Если в 20–30-е годы и не была осознана необходимость создания особой, национальной, формы историко-философского исследования1, то в конце 30-х годов все настоятельнее ставился вопрос о разработке истории отечественной философской мысли. Стали появляться диссертации и книги по отдельным аспектам этой тематики, а в начале 40-х годов Институт философии приступил к написанию первой в нашей стране обобщающей марксистской истории русской философии, которой должен был быть посвящен шестой, так и не вышедший том публиковавшейся с 1940 г. «Истории философии». Однако авторский коллектив этого издания не был озабочен разработкой теории и методологии исследования истории национальной философии. Когда написание этого тома было в основном завершено, тогдашний руководитель сектора истории философии ИФ АН СССР и фактический руководитель всей работы над многотомником Б.Э. Быховский сделал доклад об итогах изучения истории философии в России, а затем изложил его в виде аннотации. Этот доклад, однако, не включал в себя проблемы теории и методологии изучения истории философии в национальном плане, хотя в нем и были сделаны некоторые обобщения, касавшиеся историко-философского процесса в нашей стране. В сущности, такой же характер в целом носила и обширная советская литература 40-50-х годов по истории русской философии.

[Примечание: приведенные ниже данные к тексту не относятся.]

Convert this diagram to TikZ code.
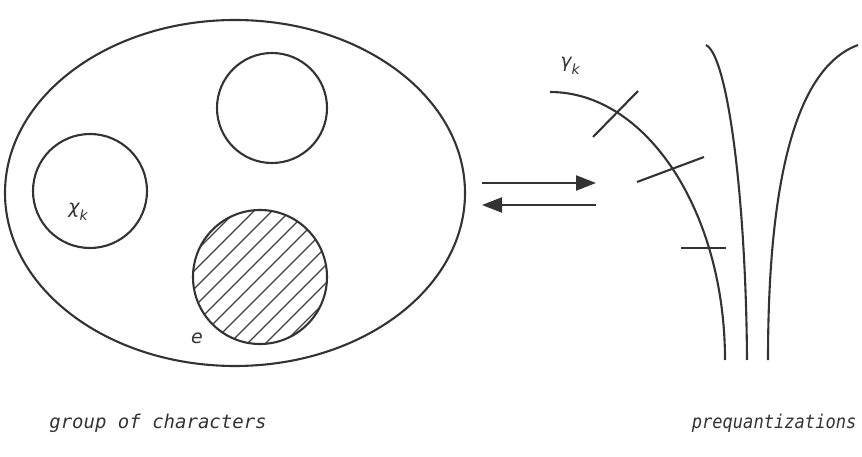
\documentclass[tikz,border=0pt]{standalone}
\usepackage{fontspec}
\setmonofont{DejaVu Sans Mono}
\newfontfamily\symfont{DejaVu Sans}
\usepackage{tikz}
\usetikzlibrary{arrows.meta, positioning}

\newcommand{\symsub}[2]{#1\raisebox{-0.4em}{\fontsize{14}{16}\selectfont #2}}

\begin{document}
\begin{tikzpicture}[
    x=1pt, y=-1pt,
    curve/.style={line width=2.1pt, draw=black!80},
    tick/.style={line width=2.1pt, draw=black!80},
    hatch/.style={line width=1.4pt, draw=black!75},
    arr/.style={-{Triangle[length=20pt, width=15pt]}, line width=2.3pt, draw=black!80, fill=black!80},
    caption/.style={font=\ttfamily\itshape\fontsize{19}{22}\selectfont, text=black!80},
    sym/.style={font=\symfont\itshape\fontsize{19}{22}\selectfont, text=black!80},
]
  \useasboundingbox (0,0) rectangle (862,457);

  % group of characters
  \draw[curve] (235,193) ellipse [x radius=230, y radius=173];
  \draw[curve] (272,108) circle [radius=55];
  \draw[curve] (90,191) circle [radius=57];
  \begin{scope}
    \clip (260,277) circle [radius=67];
    \foreach \d in {-90,-72,...,90}
      \draw[hatch] (260+\d-100,377) -- (260+\d+100,177);
  \end{scope}
  \draw[curve] (260,277) circle [radius=67];
  \node[sym] (chi) at (78,212) {\symsub{χ}{k}};
  \node[sym] (e)   at (197,338) {e};

  % arrows between the two sides
  \coordinate (a1) at (482,183);
  \coordinate (b1) at (596,183);
  \coordinate (a2) at (482,205);
  \coordinate (b2) at (596,205);
  \draw[arr] (a1) -- (b1);
  \draw[arr] (b2) -- (a2);

  % prequantizations
  \draw[curve] (550,92) arc [start angle=-90, end angle=0, x radius=175, y radius=268];
  \draw[tick] (593,137) -- (638,91);
  \draw[tick] (637,182) -- (704,157);
  \draw[tick] (681,248) -- (726,248);
  \draw[curve] (706,45) .. controls (728,56) and (746,200) .. (747,360);
  \draw[curve] (858,45) .. controls (790,70) and (768,200) .. (768,360);
  \node[sym] (gamma) at (570,66) {\symsub{γ}{k}};

  \node[caption] (left) at (158,423) {group of characters};
  \node[caption, anchor=east] (right) at (860,423) {\scalebox{0.9}[1]{prequantizations}};
\end{tikzpicture}
\end{document}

С точки зрения характеристики степени неразвитости и неразработанности обсуждаемой проблематики на то время показательны прочитанные 25 января 1945 г. в Институте философии доклад З.В. Смирновой «О принципах построения тома по истории русской философии» и содоклад З.А. Каменского о схеме этого тома (стенограмму, хранящуюся в моем личном архиве, я в дальнейшем цитирую). Эти выступления состоялись уже после того, как написанный шестой том был отвергнут и в печать не пошел.

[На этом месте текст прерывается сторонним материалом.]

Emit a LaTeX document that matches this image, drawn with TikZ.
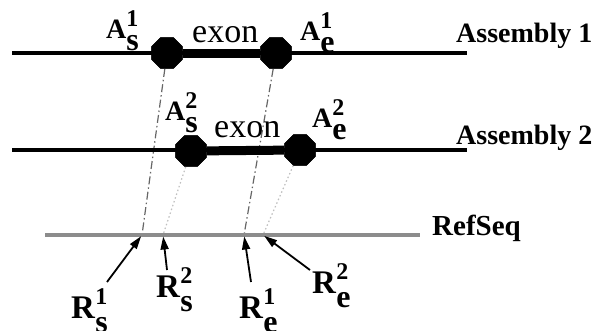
\documentclass[tikz,border=0pt]{standalone}
\usepackage{fontspec}
\setmainfont{Liberation Serif}
\usepackage{tikz}
\usetikzlibrary{arrows.meta,positioning,shapes.geometric}

\newcommand{\sublab}[3]{\textbf{#1}\rlap{\raisebox{.42em}{\fontsize{24}{24}\selectfont\textbf{#2}}}\raisebox{-.45em}{\fontsize{32}{32}\selectfont\textbf{#3}}}

\begin{document}
\begin{tikzpicture}[x=1pt,y=-1pt,
		site/.style={regular polygon,regular polygon sides=8,fill=black,inner sep=0pt,minimum size=34pt},
		lab/.style={anchor=base west,inner sep=0pt},
		chain/.style={line width=4pt},
		exonline/.style={line width=9pt},
		refline/.style={line width=4pt,black!45},
		mapone/.style={black!60,line width=1.2pt,dash pattern=on 8pt off 3pt on 1.5pt off 3pt},
		maptwo/.style={black!25,line width=1.2pt,dash pattern=on 1.5pt off 2.5pt},
		ptr/.style={line width=1.8pt,-{Triangle[length=13pt,width=8pt]},shorten >=1.5pt}]
		\useasboundingbox (0,0) rectangle (597,330);

		% the three sequences
		\coordinate (a1l) at (12,53);
		\coordinate (a1r) at (467,53);
		\coordinate (a2l) at (12,150);
		\coordinate (a2r) at (467,150);
		\coordinate (refl) at (45,235);
		\coordinate (refr) at (420,235);

		\node[site] (as1) at (167,53) {};
		\node[site] (ae1) at (276,53) {};
		\node[site] (as2) at (191,151) {};
		\node[site] (ae2) at (300,150) {};

		\coordinate (rs1) at (142,235);
		\coordinate (rs2) at (163,235);
		\coordinate (re1) at (244,235);
		\coordinate (re2) at (263,235);

		\draw[mapone] (as1) -- (rs1);
		\draw[mapone] (ae1) -- (re1);
		\draw[maptwo] (as2) -- (rs2);
		\draw[maptwo] (ae2) -- (re2);

		\draw[chain] (a1l) -- (a1r);
		\draw[chain] (a2l) -- (a2r);
		\draw[refline] (refl) -- (refr);
		\draw[exonline] (as1) -- (ae1);
		\draw[exonline] (as2) -- (ae2);
		\node[site] at (as1) {};
		\node[site] at (ae1) {};
		\node[site] at (as2) {};
		\node[site] at (ae2) {};

		% labels
		\node[lab,font=\fontsize{28}{28}\selectfont] (las1) at (106,38) {\sublab{A}{1}{s}};
		\node[lab,font=\fontsize{28}{28}\selectfont] (lae1) at (300,40) {\sublab{A}{1}{e}};
		\node[lab,font=\fontsize{28}{28}\selectfont] (las2) at (165,120) {\sublab{A}{2}{s}};
		\node[lab,font=\fontsize{28}{28}\selectfont] (lae2) at (312,127) {\sublab{A}{2}{e}};
		\node[lab,font=\fontsize{34}{34}\selectfont] (ex1) at (192,42) {exon};
		\node[lab,font=\fontsize{34}{34}\selectfont] (ex2) at (214,137) {exon};
		\node[lab,font=\fontsize{28}{28}\selectfont\bfseries] (asm1) at (456,42) {Assembly 1};
		\node[lab,font=\fontsize{28}{28}\selectfont\bfseries] (asm2) at (456,144) {Assembly 2};
		\node[lab,font=\fontsize{29}{29}\selectfont\bfseries] (ref) at (432,235) {RefSeq};

		\node[lab,font=\fontsize{33}{33}\selectfont] (lrs1) at (71,318) {\sublab{R}{1}{s}};
		\node[lab,font=\fontsize{33}{33}\selectfont] (lrs2) at (156,297) {\sublab{R}{2}{s}};
		\node[lab,font=\fontsize{33}{33}\selectfont] (lre1) at (239,318) {\sublab{R}{1}{e}};
		\node[lab,font=\fontsize{33}{33}\selectfont] (lre2) at (312,293) {\sublab{R}{2}{e}};

		\coordinate (ts1) at (107,282);
		\coordinate (ts2) at (167,270);
		\coordinate (te1) at (251,282);
		\coordinate (te2) at (310,270);
		\draw[ptr] (ts1) -- (rs1);
		\draw[ptr] (ts2) -- (rs2);
		\draw[ptr] (te1) -- (re1);
		\draw[ptr] (te2) -- (re2);
	\end{tikzpicture}
\end{document}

Доклад Смирновой характерен в том смысле, что в нем, с одной стороны, выявилась назревшая к тому времени, когда стала широко публиковаться литература по истории отечественной философии, потребность в выработке обшей теории исследования истории философии как национального явления, а с другой — неподготовленность не только докладчика, но и всей нашей тогдашней науки к обсуждению подобной проблематики. «Создание тома по истории русской философии.., — говорила Смирнова, — представляет собой первый опыт создания истории национальной философии. Поэтому, естественно, встает вопрос, который был выдвинут передо мной в одном из частных разговоров (с автором этих строк. — З. К.) перед докладом о том, что, может быть, было бы целесообразно такому докладу, как доклад о построении тома по истории русской философии, предпослать разбор общих установочных положений относительно специфики развития философской мысли в отдельных странах, т. е. выяснить предварительно в общей форме, каким образом относительное своеобразие экономического, политического и культурного развития отдельных стран отражается на общем едином процессе развития философских знаний».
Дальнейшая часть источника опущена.